Так мы познакомились, и она пригласила меня посетить ее вечером, «чайку попить». Я стал приходить и довольно часто. Она была так очаровательна, что я предпочитал ее общество всем молодым. В ней был ум живой, наблюдательный и совершенно лишенный всякой злости. Ее только беспокоил немного младший сын.
— Ничему он путному не выучился, помешан лишь на моторках. День и ночь что-то возит на какой-то лодчонке через Дунай и очень доволен. А другой мой сын, старший, женился на англичанке. Я к ним ездила в Англию, и если хотите, расскажу вам интересную историю, только вряд ли вы поверите.
— Кому-кому, а вам я поверю, — заметил я.
Интерьер в доме Шульгиных. Югославия. Сремские Карловцы. 1930-е
— Я жила в этой английской семье. Англичане, если кого приглашают, то их гостеприимство не знает пределов. Недалеко от моих хозяев жила другая семья, которая пригласила в гости русского эмигранта, друга главы семьи. И как только их гость приехал, хозяин поднял над старинным английским замком трехцветный русский флаг. Моя хозяйка флага не поднимала в мою честь, но была также гостеприимна во всех отношениях. И что удивительно, все ее собаки, а их было много, тоже приветствовали меня как близкого друга. В один прекрасный день это множество гостеприимных собак вдруг удвоилось. Я спросила хозяйку: «Дорогая, отчего это у вас сегодня так много собак?». Она ответила: «Простите, я вас не предупредила, сегодня день рождения моего отца». — «Но ведь ваш батюшка скончался?». — «Да. Но собаки помнят, что сегодня его день рождения». — «Это удивительно. Но почему же их стало так много?» — «Потому что пришли и другие собаки, которые здесь уже не живут, но помнят моего отца». — «А они далеко живут?» — продолжала спрашивать я. «Далеко, но мне кажется, дорогая, вы меня не поняли.
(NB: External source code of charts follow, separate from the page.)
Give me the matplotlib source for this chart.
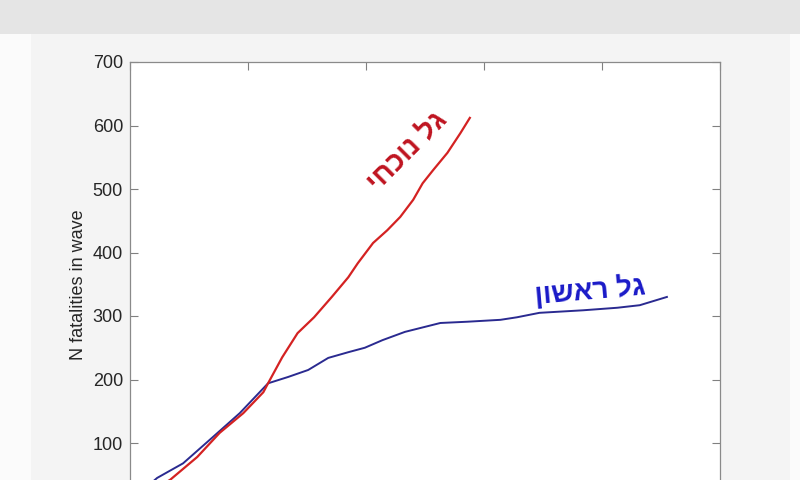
import matplotlib
matplotlib.use('Agg')
import matplotlib.pyplot as plt
from matplotlib.patches import Rectangle

plt.rcParams['font.family'] = ['Liberation Sans', 'DejaVu Sans']

# ערכים שנקראו מהגרף (ימים מתחילת הגל, מספר נפטרים)
first_days = [0, 2.3, 4.5, 7.0, 9.3, 11.7, 13.4, 15.1, 16.8, 18.5, 19.9, 21.4, 23.3,
              26.3, 28.6, 31.4, 32.8, 34.7, 38.4, 41.3, 43.2, 45.5]
first_deaths = [8, 45, 68, 109, 147, 194, 204, 215, 234, 243, 250, 262, 275,
                289, 291, 294, 298, 305, 309, 313, 317, 330]

current_days = [0, 3.4, 5.7, 7.6, 9.6, 11.3, 11.7, 12.9, 14.2, 15.6, 17.1, 18.5,
                19.3, 20.6, 21.8, 22.9, 24.0, 24.8, 25.7, 26.9, 28.0, 28.8]
current_deaths = [5, 42, 78, 116, 147, 180, 194, 235, 273, 298, 330, 361,
                  383, 415, 435, 456, 483, 509, 530, 557, 588, 612]

first_label = 'גל ראשון'
current_label = 'גל נוכחי'

fig = plt.figure(figsize=(8, 4.8), dpi=100)
fig.patch.set_facecolor('#fbfbfb')

# רקע: פס אפור עליון ולוח החלון
fig.add_artist(Rectangle((0, 1 - 34 / 480), 1, 34 / 480, transform=fig.transFigure,
                         facecolor='#e5e5e5', edgecolor='none', zorder=0))
fig.add_artist(Rectangle((31 / 800, 0), (790 - 31) / 800, (480 - 34) / 480,
                         transform=fig.transFigure, facecolor='#f4f4f4',
                         edgecolor='none', zorder=0))

ax = fig.add_axes([130 / 800, 1 - 506.5 / 480, 590 / 800, (506.5 - 62) / 480])
ax.plot(first_days, first_deaths, color='#2a2a90', lw=1.4)
ax.plot(current_days, current_deaths, color='#d42222', lw=1.6)

ax.set_xlim(0, 50)
ax.set_ylim(0, 700)
ax.set_xticks(range(0, 51, 10))
ax.set_yticks(range(100, 701, 100))
ax.tick_params(direction='in', length=6, top=True, right=True, labelbottom=False,
               labelsize=13, colors='#808080', labelcolor='#262626', width=0.8, pad=5)
for s in ax.spines.values():
    s.set_color('#8a8a8a')
    s.set_linewidth(0.9)
ax.set_ylabel('N fatalities in wave', fontsize=13, color='#262626')
ax.yaxis.set_label_coords(-0.073, 0.5)

# matplotlib לא הופך כיוון לעברית, לכן הופכים את המחרוזת
ax.text(39.0, 338, first_label[::-1], color='#1a1ac8', fontsize=20,
        fontweight='bold', rotation=5, ha='center', va='center')
ax.text(23.6, 558, current_label[::-1], color='#bf1420', fontsize=20,
        fontweight='bold', rotation=45, ha='center', va='center',
        rotation_mode='anchor')

fig.savefig('out.png', dpi=100, facecolor=fig.get_facecolor())
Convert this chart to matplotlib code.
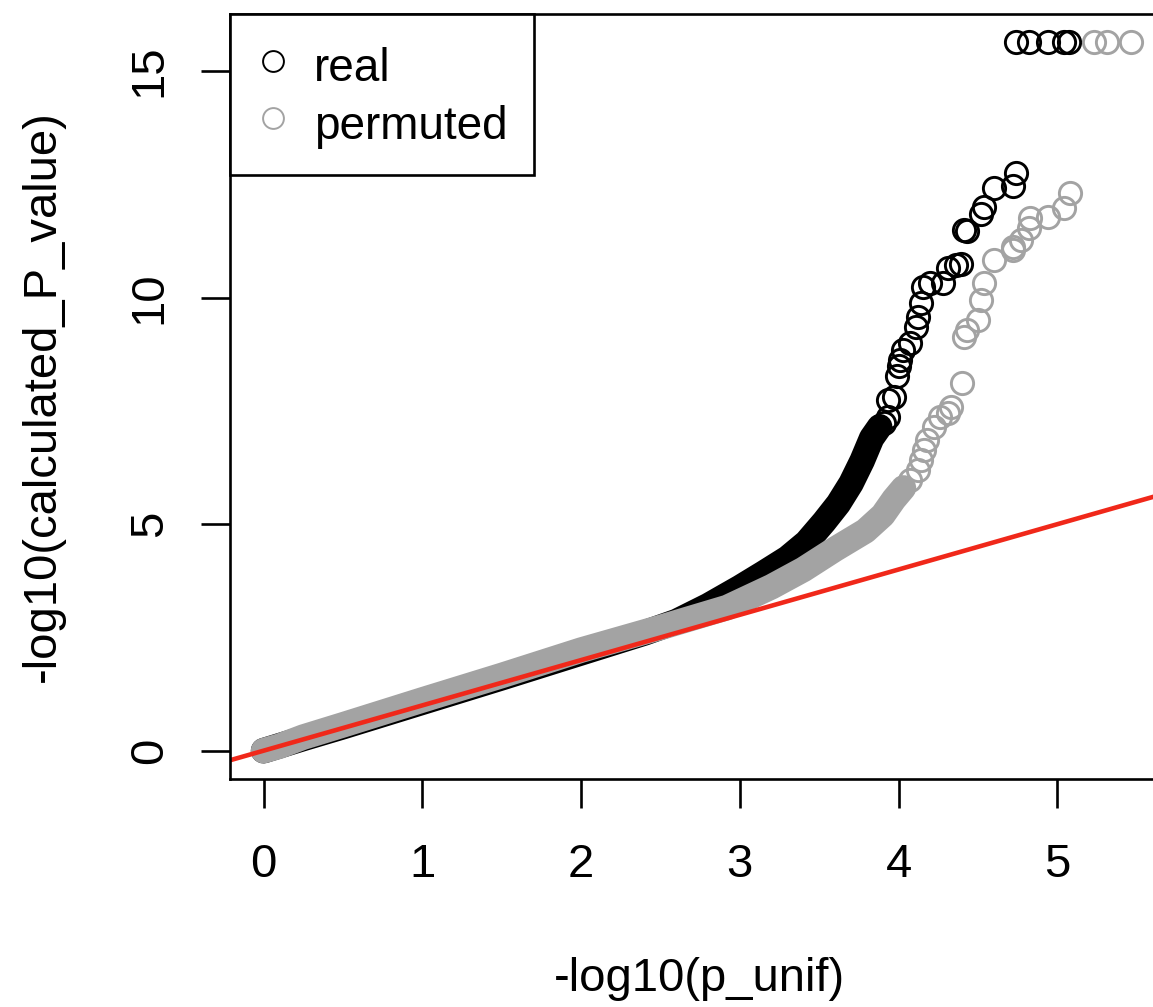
import matplotlib
matplotlib.use("Agg")
import matplotlib.pyplot as plt
from matplotlib.lines import Line2D

plt.rcParams['font.family'] = ['Liberation Sans', 'DejaVu Sans']

# dense part of each QQ curve (centres of the overlapping circles)
real_band_x = [0.0, 0.25, 0.5, 1.0, 1.5, 2.0, 2.4, 2.6, 2.8, 3.0, 3.15, 3.3, 3.42, 3.53,
               3.62, 3.70, 3.77, 3.83, 3.88]
real_band_y = [0.0, 0.27, 0.53, 1.07, 1.61, 2.16, 2.6, 2.85, 3.2, 3.6, 3.92, 4.25, 4.6, 5.05,
               5.45, 5.9, 6.4, 6.9, 7.15]
perm_band_x = [0.0, 0.1, 0.25, 0.5, 1.0, 1.5, 2.0, 2.5, 2.92, 3.2, 3.4, 3.6, 3.79, 3.9, 3.97, 4.03]
perm_band_y = [0.0, 0.1, 0.3, 0.57, 1.12, 1.66, 2.22, 2.72, 3.16, 3.62, 4.0, 4.45, 4.85, 5.2, 5.55, 5.8]

# sparse tail points
real_x = [3.91, 3.93, 3.93, 3.97, 3.99, 4.00, 4.01, 4.03, 4.07, 4.11, 4.12, 4.14, 4.15, 4.20,
          4.28, 4.31, 4.36, 4.39, 4.41, 4.43, 4.52, 4.54, 4.60, 4.72, 4.74,
          4.74, 4.82, 4.94, 5.04, 5.07]
real_y = [7.23, 7.37, 7.74, 7.81, 8.26, 8.48, 8.63, 8.85, 9.0, 9.36, 9.58, 9.88, 10.23, 10.32,
          10.32, 10.66, 10.72, 10.75, 11.5, 11.48, 11.85, 12.0, 12.43, 12.47, 12.74,
          15.65, 15.65, 15.65, 15.65, 15.65]
perm_x = [4.07, 4.12, 4.14, 4.16, 4.18, 4.22, 4.26, 4.31, 4.33, 4.40, 4.41, 4.43, 4.50, 4.52,
          4.54, 4.60, 4.72, 4.72, 4.77, 4.82, 4.83, 4.94, 5.04, 5.08,
          5.23, 5.31, 5.46]
perm_y = [5.98, 6.2, 6.42, 6.64, 6.86, 7.14, 7.37, 7.45, 7.58, 8.11, 9.13, 9.28, 9.5, 9.95,
          10.32, 10.83, 11.05, 11.12, 11.27, 11.53, 11.75, 11.78, 11.97, 12.31,
          15.65, 15.65, 15.65]

grey = '#a3a3a3'
red = '#f0281a'
ms = 16
mew = 2.1
band_lw = ms + mew + 0.3

fig = plt.figure(figsize=(11.53, 10.07), dpi=100)
ax = fig.add_axes([0.1995, 0.2264, 0.8135, 0.7597])

ax.plot(real_band_x, real_band_y, color='black', lw=band_lw,
        solid_capstyle='round', solid_joinstyle='round')
ax.plot(real_x, real_y, 'o', mfc='none', mec='black', ms=ms, mew=mew)
ax.plot(perm_band_x, perm_band_y, color=grey, lw=band_lw,
        solid_capstyle='round', solid_joinstyle='round')
ax.plot(perm_x, perm_y, 'o', mfc='none', mec=grey, ms=ms, mew=mew)
ax.axline((0, 0), slope=1, color=red, lw=3.3)

ax.set_xlim(-0.211, 5.696)
ax.set_ylim(-0.625, 16.26)
ax.set_xticks([0, 1, 2, 3, 4, 5])
ax.set_yticks([0, 5, 10, 15])
ax.tick_params(length=21, width=1.9, labelsize=34)
ax.tick_params(axis='x', pad=25)
ax.tick_params(axis='y', pad=21, labelrotation=90)
for lab in ax.get_yticklabels():
    lab.set_va('center')
for s in ax.spines.values():
    s.set_linewidth(1.9)

ax.set_xlabel('-log10(p_unif)', fontsize=34, va='center')
ax.xaxis.set_label_coords(0.5, -0.262)
ax.set_ylabel('-log10(calculated_P_value)', fontsize=34, va='center')
ax.yaxis.set_label_coords(-0.2, 0.5)

handles = [Line2D([], [], ls='none', marker='o', mfc='none', mec='black', ms=15, mew=1.4),
           Line2D([], [], ls='none', marker='o', mfc='none', mec=grey, ms=15, mew=1.4)]
leg = ax.legend(handles, ['real', 'permuted'], loc='upper left', bbox_to_anchor=(0, 1),
                borderaxespad=0, fancybox=False, edgecolor='black', framealpha=1,
                fontsize=33, handlelength=0.72, handleheight=1.29, handletextpad=0.52,
                borderpad=0.585, labelspacing=0.16)
leg.get_frame().set_linewidth(1.9)

fig.savefig('out.png', dpi=100)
Они так далеко живут… Ну, словом, поймите, ведь в каждом английском доме должны быть привидения. Так вот, эти собаки и есть привидения».
Графиня Уварова улыбнулась и прибавила:
— Я знала, что вы мне не поверите.
— Верю, верю, — запротестовал я и перекрестился. — Помоги, Господи, неверию моему.
* * *
Граф Уваров, муж Елизаветы Николаевны, умер давно. Старший сын, вероятно, благоденствовал в Англии. С младшим, лодочником, не знаю, что случилось. Не знаю также, как окончила свою жизнь и графиня Елизавета Николаевна Уварова.
* * *
Существовало предание, что некогда Святой Влах, патрон Рагузы, сказал:
— Пока в этом граде будут только католические праведные храмы, он будет сохранять свою самостоятельность. Но он ее потеряет, когда здесь построится схизматическая церковь.